Indeed, one of the most devious strategies we employed as a team was to call the strongest potential witness for the other side, ‘play’ that witness as uncooperative on the stand, and have them declared a hostile witness so that our side could ask leading questions of them.
This all happened a few years after I had my first real courtroom experience. Men rarely win custody of minor children in divorce proceedings today, but it was worse then, especially in Alabama. I was on the witness stand for 90 minutes and I must have held up well because I got to raise my child. Then I had to convince law enforcement in another state to enforce the decree.

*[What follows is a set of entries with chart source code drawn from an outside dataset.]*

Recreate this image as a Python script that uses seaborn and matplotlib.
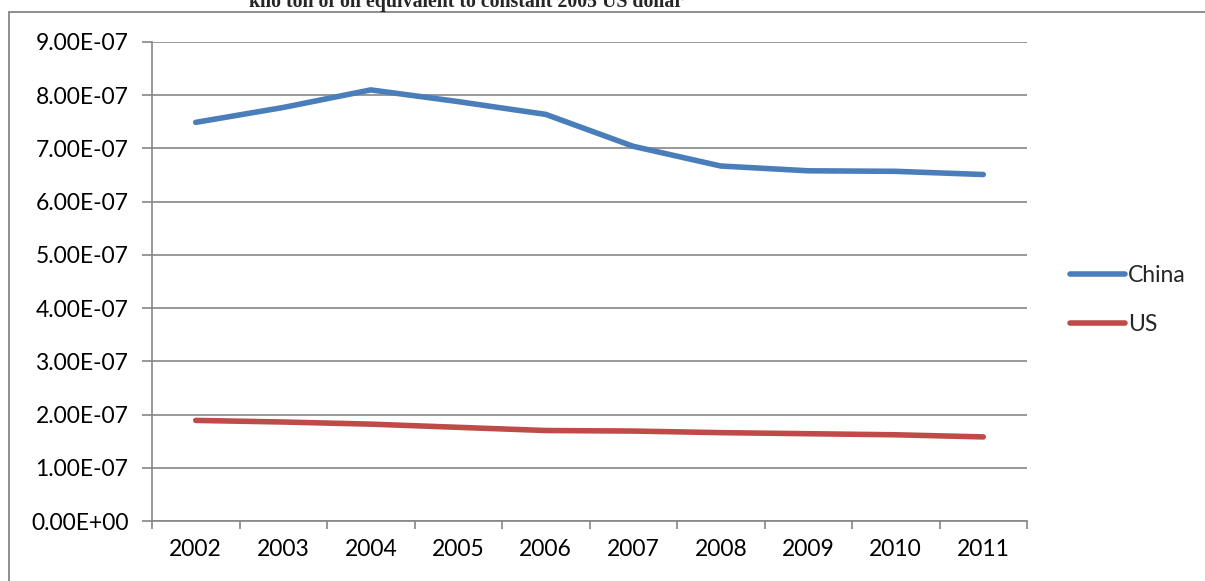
import matplotlib
matplotlib.use("Agg")
import matplotlib.pyplot as plt
from matplotlib.lines import Line2D
from matplotlib.ticker import FixedLocator, FuncFormatter
import seaborn as sns
import pandas as pd

years = [2002, 2003, 2004, 2005, 2006, 2007, 2008, 2009, 2010, 2011]
china = [7.49e-7, 7.77e-7, 8.10e-7, 7.88e-7, 7.64e-7, 7.04e-7, 6.67e-7, 6.58e-7, 6.57e-7, 6.51e-7]
us = [1.89e-7, 1.86e-7, 1.82e-7, 1.76e-7, 1.70e-7, 1.69e-7, 1.66e-7, 1.64e-7, 1.62e-7, 1.58e-7]
series_names = ["China", "US"]
series_colors = ["#4A7EBB", "#BE4B48"]
title_text = "kilo ton of oil equivalent to constant 2005 US dollar"

df = pd.DataFrame({
    "year": years * 2,
    "value": china + us,
    "country": [series_names[0]] * len(years) + [series_names[1]] * len(years),
})

sns.set_style("white")
plt.rcParams["font.family"] = ["Lato", "DejaVu Sans"]

W, H = 1205, 581
fig = plt.figure(figsize=(W / 100, H / 100), dpi=100)
ax = fig.add_axes([152 / W, 1 - 521 / H, (1027 - 152) / W, (521 - 42) / H])

grey = "#868686"
lw = 4.0

sns.lineplot(data=df, x="year", y="value", hue="country",
             palette=dict(zip(series_names, series_colors)),
             linewidth=lw, ax=ax, legend=False,
             solid_capstyle="round", solid_joinstyle="round")

ax.set_xlim(years[0] - 0.5, years[-1] + 0.5)
ax.set_ylim(0, 9e-7)

yt = [i * 1e-7 for i in range(10)]
ax.yaxis.set_major_locator(FixedLocator(yt))
ax.yaxis.set_major_formatter(FuncFormatter(lambda v, p: f"{v:.2E}"))
ax.grid(axis="y", color=grey, linewidth=1.2)
ax.set_axisbelow(True)

# category boundary ticks on the x axis, labels centred in each category
ax.xaxis.set_major_locator(FixedLocator([y - 0.5 for y in years] + [years[-1] + 0.5]))
ax.xaxis.set_major_formatter(FuncFormatter(lambda v, p: ""))
ax.xaxis.set_minor_locator(FixedLocator(years))
ax.xaxis.set_minor_formatter(FuncFormatter(lambda v, p: f"{int(round(v))}"))

ax.tick_params(axis="x", which="major", length=6, width=1.2, color=grey, direction="out", bottom=True)
ax.tick_params(axis="x", which="minor", length=0, labelsize=16.5, pad=13, colors="black", bottom=True)
ax.tick_params(axis="y", which="major", length=7, width=1.2, color=grey, direction="out",
               labelsize=16.5, pad=10, labelcolor="black", left=True)

for s in ["top", "right"]:
    ax.spines[s].set_visible(False)
for s in ["left", "bottom"]:
    ax.spines[s].set_color(grey)
    ax.spines[s].set_linewidth(1.2)

ax.set_xlabel("")
ax.set_ylabel("")

handles = [Line2D([], [], color=c, linewidth=lw, solid_capstyle="round") for c in series_colors]
fig.legend(handles, series_names, loc="center left",
           bbox_to_anchor=(1049 / W, 1 - 300 / H), frameon=False,
           fontsize=16.5, handlelength=2.4, handletextpad=0.15, labelspacing=1.2)

# outer chart frame
fig.add_artist(Line2D([9 / W, 9 / W], [0, 1 - 12 / H], color=grey, linewidth=1.3,
                      transform=fig.transFigure))
fig.add_artist(Line2D([9 / W, 1], [1 - 12 / H, 1 - 12 / H], color=grey, linewidth=1.3,
                      transform=fig.transFigure))

fig.text(466 / W, 1 - 7 / H, title_text, ha="center", va="baseline",
         fontsize=14.3, fontweight="bold", family=["Liberation Serif", "DejaVu Serif"])

fig.savefig("out.png", dpi=100, facecolor="white")
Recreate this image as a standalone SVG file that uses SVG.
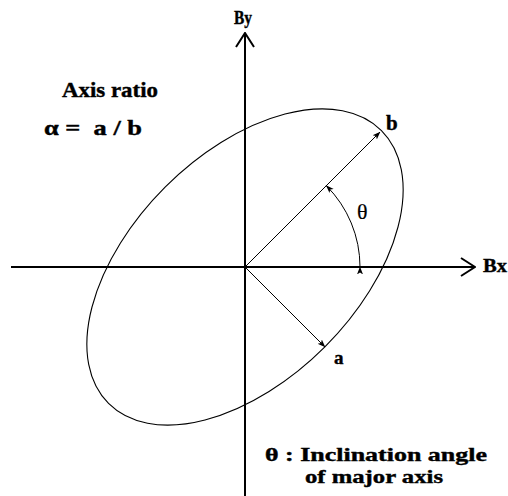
<svg xmlns="http://www.w3.org/2000/svg" width="508" height="496" viewBox="0 0 508 496">
<defs>
<style>
text{font-family:'Liberation Serif','Times New Roman',Times,serif;font-weight:700;fill:#000;stroke:#000;stroke-width:0.4}
.axis{stroke:#000;stroke-width:2;fill:none}
.thin{stroke:#000;stroke-width:1;fill:none}
.ell{stroke:#000;stroke-width:1.1;fill:none}
</style>
<marker id="big" markerUnits="userSpaceOnUse" viewBox="0 0 16 20" refX="15" refY="10" markerWidth="16" markerHeight="20" orient="auto">
<path d="M1,1 L15,10 L1,19" fill="none" stroke="#000" stroke-width="2"/>
</marker>
<marker id="small" markerUnits="userSpaceOnUse" viewBox="0 0 8 8" refX="7.5" refY="4" markerWidth="8" markerHeight="8" orient="auto">
<path d="M0,1 L8,4 L0,7 L2,4 Z" fill="#000"/>
</marker>
</defs>
<g id="ellipse">
<ellipse class="ell" cx="245" cy="267" rx="193" ry="113" transform="rotate(-45 245 267)"/>
</g>
<g id="connectors">
<line id="bx-axis" class="axis" x1="11" y1="267" x2="475" y2="267" marker-end="url(#big)"/>
<line id="by-axis" class="axis" x1="245" y1="496" x2="245" y2="33" marker-end="url(#big)"/>
<line id="major" class="thin" x1="245" y1="267" x2="380" y2="132" marker-end="url(#small)"/>
<line id="minor" class="thin" x1="245" y1="267" x2="325" y2="347" marker-end="url(#small)"/>
<path id="theta-arc" class="thin" d="M360,267 A115,115 0 0 0 326.3,185.7" marker-start="url(#small)" marker-end="url(#small)"/>
</g>
<g id="labels">
<text x="234" y="24" font-size="18" textLength="18" lengthAdjust="spacingAndGlyphs">By</text>
<text x="483" y="272" font-size="19" textLength="24" lengthAdjust="spacingAndGlyphs">Bx</text>
<text x="62" y="97" font-size="21" textLength="96" lengthAdjust="spacingAndGlyphs">Axis ratio</text>
<text x="44" y="135" font-size="21" textLength="98" lengthAdjust="spacingAndGlyphs" xml:space="preserve">α =  a / b</text>
<text x="386" y="130" font-size="21">b</text>
<text x="334" y="364" font-size="19">a</text>
<text x="357" y="219" font-size="22" style="font-weight:400;stroke-width:0.2">θ</text>
<text x="265" y="461" font-size="19" textLength="222" lengthAdjust="spacingAndGlyphs">θ : Inclination angle</text>
<text x="305" y="483" font-size="19" textLength="138" lengthAdjust="spacingAndGlyphs">of major axis</text>
</g>
</svg>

After that experience, a mock trial courtroom held no fear for me. I had a certain liberty of mind, a sense of self-confidence, that let me inhabit each role completely and honestly, regardless of which side of the trial I was on. Who cared whether Everest Experience had the facts or the law on their side, as long as I could pound the proverbial table?
It was only proverbial, reader. I did not in fact pound on a table. Few real trials are as dramatic as the legal wrangling portrayed on screen. Real courtrooms manage to be a fascinating combination of dreadful high stakes tension and extreme boredom.
Years after my turn at mock trials, I was on that exact same witness stand from my divorce case. This time I was giving voir dire testimony in a murder trial. The defense attorney for a young man who had been the lookout and driver in a robbery and murder wanted to have me tell the jury about my experience with the trigger-puller, who is now sitting on death row. His client claimed that he was anticipating only a robbery, not a murder. My own confrontation with the killer, which had taken place well before the crime, had demonstrated his habitual impulsive violence to me.
Ultimately the judge, not a jury, decided the sentence for the lookout-getaway driver. He is still waiting for parole, because he made a terrible mistake, but he could at least be a free man someday. Who even knows what difference my testimony made. Despite needing two trials to make the verdict stick, the DA had not needed my testimony against the killer, after all. I had only offered it in case he needed to counter any character witnesses for the killer.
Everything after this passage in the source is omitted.